I took the train back from London today. It was a five hour ride, to which the police constable I spoke to about my stolen/lost wallet (THAT's a whole other story) cringed. See, here, in the UK, anything farther than two hours is really far. Ha. See, here's the thing though, I really didn't mind, and I don't really mind travelling alone.
I used to get the same reaction when people found out I commuted to Stony for my summer class.
For me, it wasn't a bother - I quite liked the time to myself, where I didn't have to focus on traffic, a road, or a conversation. I sat on the train back to London, reading my book, and from time to time, staring out the window. All the while, I see fields of green...kept rolling into my head, because here in the UK, you actually see fields of greenery and yellow, unlike my train ride out to Stony.
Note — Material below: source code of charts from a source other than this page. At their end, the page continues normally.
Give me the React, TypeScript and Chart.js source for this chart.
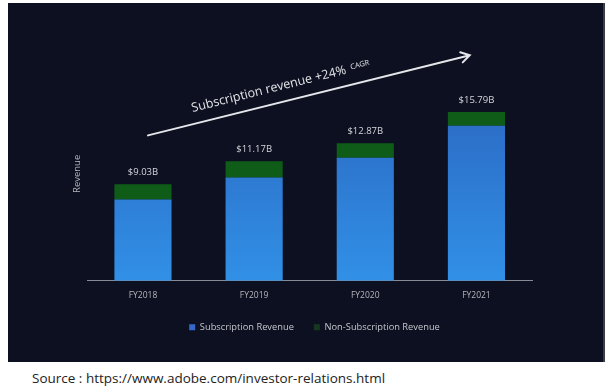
import React, { useEffect, useRef } from "react";
import { Chart, registerables } from "chart.js";

Chart.register(...registerables);

// ---- data ----
const categories = ["FY2018", "FY2019", "FY2020", "FY2021"];
const subscriptionRevenue = [7.6, 9.65, 11.5, 14.5];
const nonSubscriptionRevenue = [1.43, 1.52, 1.37, 1.29];
const totalLabels = ["$9.03B", "$11.17B", "$12.87B", "$15.79B"];
const seriesNames = ["Subscription Revenue", "Non-Subscription Revenue"];
const yAxisTitle = "Revenue";
const trendText = "Subscription revenue +24%";
const trendSuffix = "CAGR";
const sourceText = "Source : https://www.adobe.com/investor-relations.html";
// trend arrow in (category index, value) coordinates
const trendStart = [0.045, 13.6];
const trendEnd = [2.94, 21.1];
const yMax = 20;

const FONT = "'Open Sans', 'Noto Sans', sans-serif";

const overlayPlugin = {
  id: "overlay",
  afterDatasetsDraw(chart: any) {
    const { ctx } = chart;
    const meta = chart.getDatasetMeta(1);
    ctx.save();
    ctx.fillStyle = "#d4d6dc";
    ctx.font = `9.5px ${FONT}`;
    ctx.textAlign = "center";
    ctx.textBaseline = "middle";
    meta.data.forEach((bar: any, i: number) => {
      ctx.fillText(totalLabels[i], bar.x, bar.y - 12);
    });
    ctx.restore();
  },
  afterDraw(chart: any) {
    const { ctx, scales } = chart;
    const x = scales.x;
    const y = scales.y;
    const x0 = x.getPixelForValue(trendStart[0]);
    const y0 = y.getPixelForValue(trendStart[1]);
    const x1 = x.getPixelForValue(trendEnd[0]);
    const y1 = y.getPixelForValue(trendEnd[1]);
    const ang = Math.atan2(y1 - y0, x1 - x0);
    ctx.save();
    ctx.strokeStyle = "#e4e6ea";
    ctx.lineWidth = 2;
    ctx.lineCap = "round";
    ctx.beginPath();
    ctx.moveTo(x0, y0);
    ctx.lineTo(x1, y1);
    const head = 10;
    const spread = 0.55;
    ctx.moveTo(x1 - head * Math.cos(ang - spread), y1 - head * Math.sin(ang - spread));
    ctx.lineTo(x1, y1);
    ctx.lineTo(x1 - head * Math.cos(ang + spread), y1 - head * Math.sin(ang + spread));
    ctx.stroke();

    ctx.translate(x0 + 49 * Math.cos(ang), y0 + 49 * Math.sin(ang));
    ctx.rotate(ang);
    ctx.fillStyle = "#e2e4e8";
    ctx.textBaseline = "alphabetic";
    ctx.textAlign = "left";
    ctx.font = `12.5px ${FONT}`;
    ctx.fillText(trendText, 0, -12);
    const w = ctx.measureText(trendText).width;
    ctx.font = `7.5px ${FONT}`;
    ctx.fillText(trendSuffix, w + 5, -15);
    ctx.restore();
  },
};

function blueFill(context: any) {
  const { chart } = context;
  const area = chart.chartArea;
  if (!area) return "#2f7ad6";
  const g = chart.ctx.createLinearGradient(0, area.top, 0, area.bottom);
  g.addColorStop(0, "#2a62bd");
  g.addColorStop(1, "#3190e6");
  return g;
}

export default function App() {
  const canvasRef = useRef<HTMLCanvasElement | null>(null);

  useEffect(() => {
    if (!canvasRef.current) return;
    const chart = new Chart(canvasRef.current, {
      type: "bar",
      data: {
        labels: categories,
        datasets: [
          {
            label: seriesNames[0],
            data: subscriptionRevenue,
            backgroundColor: blueFill,
            borderWidth: 0,
          },
          {
            label: seriesNames[1],
            data: nonSubscriptionRevenue,
            backgroundColor: "#0f5c18",
            borderWidth: 0,
          },
        ],
      },
      options: {
        animation: false,
        responsive: false,
        maintainAspectRatio: false,
        layout: { padding: { left: 60, right: 42, top: 64, bottom: 20 } },
        datasets: {
          bar: { categoryPercentage: 1, barPercentage: 0.514 },
        },
        plugins: {
          tooltip: { enabled: false },
          legend: {
            position: "bottom",
            labels: {
              color: "#c4c6cc",
              font: { family: FONT, size: 9.3 },
              boxWidth: 6,
              boxHeight: 6,
              padding: 20,
              generateLabels: () => [
                { text: seriesNames[0], fillStyle: "#3568c8", strokeStyle: "#3568c8", lineWidth: 0, datasetIndex: 0, fontColor: "#c4c6cc" },
                { text: seriesNames[1], fillStyle: "#17381f", strokeStyle: "#17381f", lineWidth: 0, datasetIndex: 1, fontColor: "#c4c6cc" },
              ],
            },
          },
        },
        scales: {
          x: {
            stacked: true,
            grid: { display: false, drawTicks: false },
            border: { display: true, color: "#868b95", width: 1 },
            ticks: { color: "#b4b6bc", font: { family: FONT, size: 8.5 }, padding: 10 },
            afterFit: (s: any) => {
              s.height = 22;
            },
          },
          y: {
            stacked: true,
            min: 0,
            max: yMax,
            grid: { display: false, drawTicks: false },
            border: { display: false },
            ticks: { display: false },
            title: {
              display: true,
              text: yAxisTitle,
              color: "#b4b6bc",
              font: { family: FONT, size: 9.5 },
            },
          },
          // empty right-hand spacer axis (no marks) so the legend centres like the original
          yRight: {
            type: "linear",
            position: "right",
            display: true,
            grid: { display: false, drawTicks: false },
            border: { display: false },
            ticks: { display: false },
            afterFit: (s: any) => {
              s.width = 29;
            },
          },
        },
      },
      plugins: [overlayPlugin],
    } as any);
    return () => chart.destroy();
  }, []);

  return (
    <div
      style={{
        position: "fixed",
        left: 0,
        top: 0,
        width: 612,
        height: 392,
        background: "#ffffff",
        overflow: "hidden",
      }}
    >
      <div
        style={{
          position: "absolute",
          left: 8,
          top: 3,
          width: 595,
          height: 359,
          background: "#0d1020",
          borderRight: "2px solid #3a3d45",
        }}
      >
        <canvas ref={canvasRef} width={595} height={359} style={{ display: "block" }} />
      </div>
      <div
        style={{
          position: "absolute",
          left: 32,
          top: 369,
          fontFamily: FONT,
          fontSize: 13.5,
          color: "#222",
          whiteSpace: "nowrap",
        }}
      >
        {sourceText}
      </div>
    </div>
  );
}
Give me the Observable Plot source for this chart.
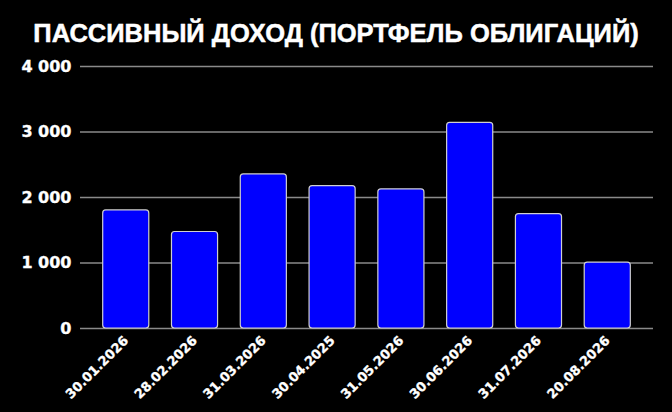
<!DOCTYPE html>
<html>
<head>
<meta charset="utf-8">
<script src="https://cdn.jsdelivr.net/npm/d3@7"></script>
<script src="https://cdn.jsdelivr.net/npm/@observablehq/plot@0.6"></script>
<style>
  html, body { margin: 0; padding: 0; background: #000; }
  #title {
    width: 672px; height: 50px; line-height: 50px; text-align: center;
    color: #fff; font-family: "Liberation Sans", Arial, sans-serif; font-weight: bold;
    font-size: 25.5px; padding-top: 8px; box-sizing: border-box; white-space: nowrap;
    -webkit-text-stroke: 0.5px #fff;
  }
  #chart svg text { stroke: #fff; stroke-width: 0.35px; }
</style>
</head>
<body>
<div id="title">ПАССИВНЫЙ ДОХОД (ПОРТФЕЛЬ ОБЛИГАЦИЙ)</div>
<div id="chart"></div>
<script>
const dates = ["30.01.2026", "28.02.2026", "31.03.2026", "30.04.2025", "31.05.2026", "30.06.2026", "31.07.2026", "20.08.2026"];
const income = [1803, 1473, 2352, 2175, 2125, 3140, 1747, 1006];
const yTicks = [0, 1000, 2000, 3000, 4000];
const yTickLabels = ["0", "1 000", "2 000", "3 000", "4 000"];

const data = dates.map((d, i) => ({date: d, value: income[i]}));

const chart = Plot.plot({
  width: 672,
  height: 362,
  marginTop: 16,
  marginBottom: 84,
  marginLeft: 80,
  marginRight: 19,
  style: {background: "#000", color: "#fff", fontFamily: "DejaVu Sans, sans-serif", fontWeight: "bold", fontSize: "16px"},
  x: {domain: dates, padding: 0.33, round: false, label: null},
  y: {domain: [0, 4000], label: null},
  marks: [
    Plot.ruleY(yTicks, {stroke: "#8a8a8a", strokeWidth: 1.5}),
    Plot.barY(data, {x: "date", y: "value", fill: "#0000ff", stroke: "#d0d0d0", strokeWidth: 1.2, rx: 3}),
    Plot.axisY({ticks: yTicks, tickFormat: (d) => yTickLabels[yTicks.indexOf(d)], tickSize: 0, tickPadding: 9, fontSize: 16, fontWeight: "bold", fill: "#fff"}),
    Plot.axisX({tickSize: 0, tickPadding: 10, tickRotate: -45, fontSize: 13, fontWeight: "bold", fill: "#fff"})
  ]
});
document.getElementById("chart").appendChild(chart);
</script>
</body>
</html>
I was very content to read, listen to music, and not think. I felt like those girls you read about described in books or on shows as being lost in their heads, wistful, and you are content watching them be lost in their book or worlds.
I felt like those girls, and I quite liked it. The wistful feeling, and imagining how other people could perceive it, how I might perceive one girl travelling alone, content to read her book, listen to her music, and gaze outside to the world, and how I'd admire her.
A phrase from a birthday card popped into my head from a friend. Only a few more years until we have to pretend to be adults. And all I could think was, oh, how that is exactly what we are doing now. Or at least, I mean, I am in some sense, and I don't mean that pretentiously.